То же самое было и с его политическими выступлениями, которые в некоторых случаях обретали характер угрожающий и пренебрежительный по отношению к конституции его родины. На самом же деле в глубине сердца лорд Байрон дорожил не только тем, что он рожден британцем, но и своим званием, своим знатным происхождением; к тому же он был особенно чувствителен ко всякого рода оттенкам, составляющим то, что принято называть манерами истинного джентльмена. Не подлежит сомнению, что, несмотря на свои эпиграммы, на эту мелкую войну острословия, от которой ему следовало бы воздержаться, он в случае столкновения между партиями аристократической и демократической всю свою энергию отдал бы на защиту той, к которой принадлежал по рождению.
Взгляды на эту тему он выразил в последней песни «Дон-Жуана», и они полностью гармонируют с мнениями, которые он изложил в своей переписке в тот момент, когда казалось, что на его родине вот-вот возникнет серьезное столкновение противоборствующих партий: «Если нам суждено пасть, — писал он по этому поводу, — то пусть независимая аристократия и сельское дворянство Англии пострадают от меча самовластного государя, который по рождению и воспитанию настоящий джентльмен, и пусть он рубит нам головы, как рубили их некогда нашим предкам, но не потерпим, чтобы нас перебили толпы головорезов, пытающихся проложить путь к власти».

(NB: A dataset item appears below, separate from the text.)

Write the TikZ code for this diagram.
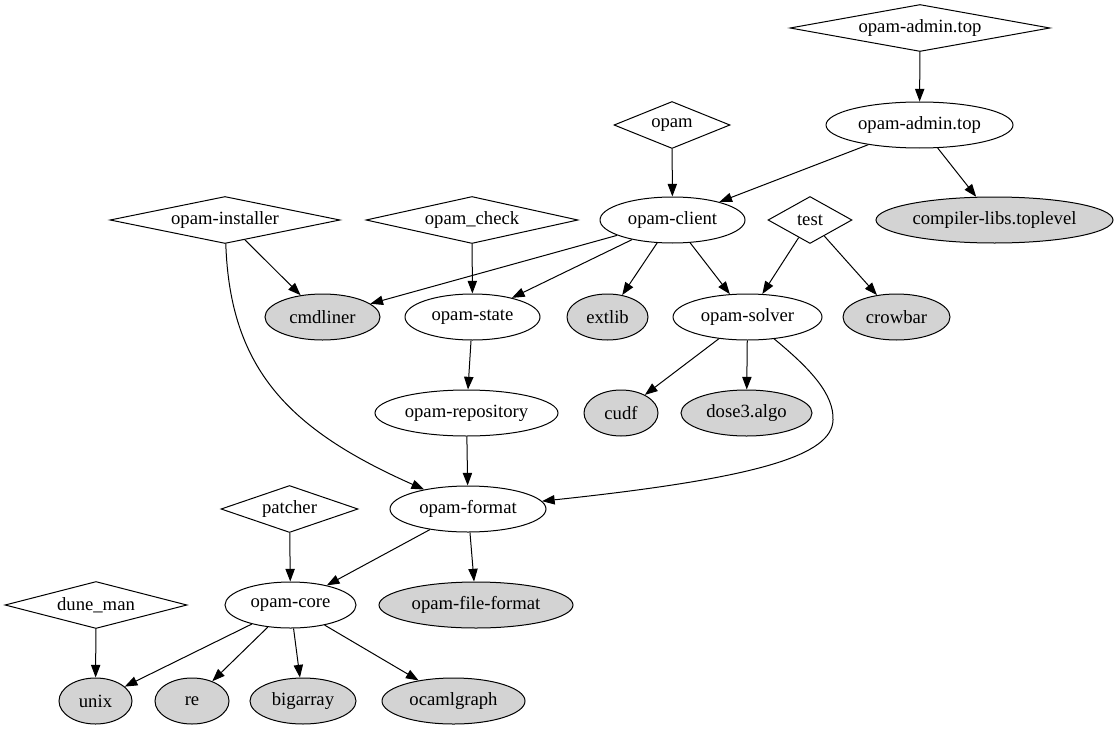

Точно так же он в очень сильных выражениях заявлял о своем намерении бороться до последней крайности с тенденцией к анархии, тенденцией, порожденной экономическими бедствиями и используемой недовольными в своих целях. Те же чувства выражены и в его поэзии:
Но мы вовсе не выступаем здесь защитниками Байрона, — теперь он увы! — в этом не нуждается. Теперь его великие достоинства получат всеобщее признание, а заблуждения — мы в это твердо верим — никто и не вспомянет в его эпитафии. Зато все вспомнят, какую роль в британской литературе он играл на протяжении почти шестнадцати лет, начиная с первой публикации «Чайлд-Гарольда». Он никогда не отдыхал под сенью своих лавров, никогда не жил за счет своей репутации и пренебрегал тем «обихаживанием» себя, теми мелочными предосторожностями, которые второразрядные сочинители называют «бережным отношением к собственной славе». Байрон предоставлял своей славе самой заботиться о себе. Он не сходил с турнирной арены, его щит не ржавел в бездействии. И хотя его высокая репутация только увеличивала трудность борьбы, поскольку он не мог создать ничего — пусть самого гениального, — что превзошло бы всеобщую оценку его гения, все же он снова бросался в благородный поединок и всегда выходил из него достойно, почти всегда победителем. В разнообразии тем подобный самому Шекспиру (с этим согласятся люди, читавшие его «Дон-Жуана»), он охватывал все стороны человеческой жизни, заставлял звучать струны божественной арфы, извлекал из нее и нежнейшие звуки и мощные, потрясающие сердца аккорды. Едва ли найдется такая страсть или такая ситуация, которая ускользнула бы от его пера. Его можно было бы нарисовать, подобно Гаррику, между Рыдающей и Смеющейся музами, хотя, конечно, самые могучие порывы он посвящал Мельпомене. Гений его был столь же плодовитым, сколь и многосторонним. Величайшая творческая расточительность не истощала его сил, а скорее оживляла их. Ни «Чайлд-Гарольд», ни прекрасные ранние поэмы Байрона не содержат поэтических отрывков более восхитительных, чем те, какие разбросаны в песнях «Дон Жуана» — посреди стихов, которые автор роняет как бы невзначай, наподобие дерева, отдающего ветру свои листья. Увы, это благородное дерево никогда больше не принесет плодов и цветов! Оно срублено в расцвете сил, и только прошедшее остается нам от Байрона. Нам трудно примириться с этим, трудно себе представить, что навеки умолк голос, так часто звеневший в наших ушах, голос, который мы часто слушали, замирая от восторга, иногда с сожалением, но всегда с глубочайшим интересом.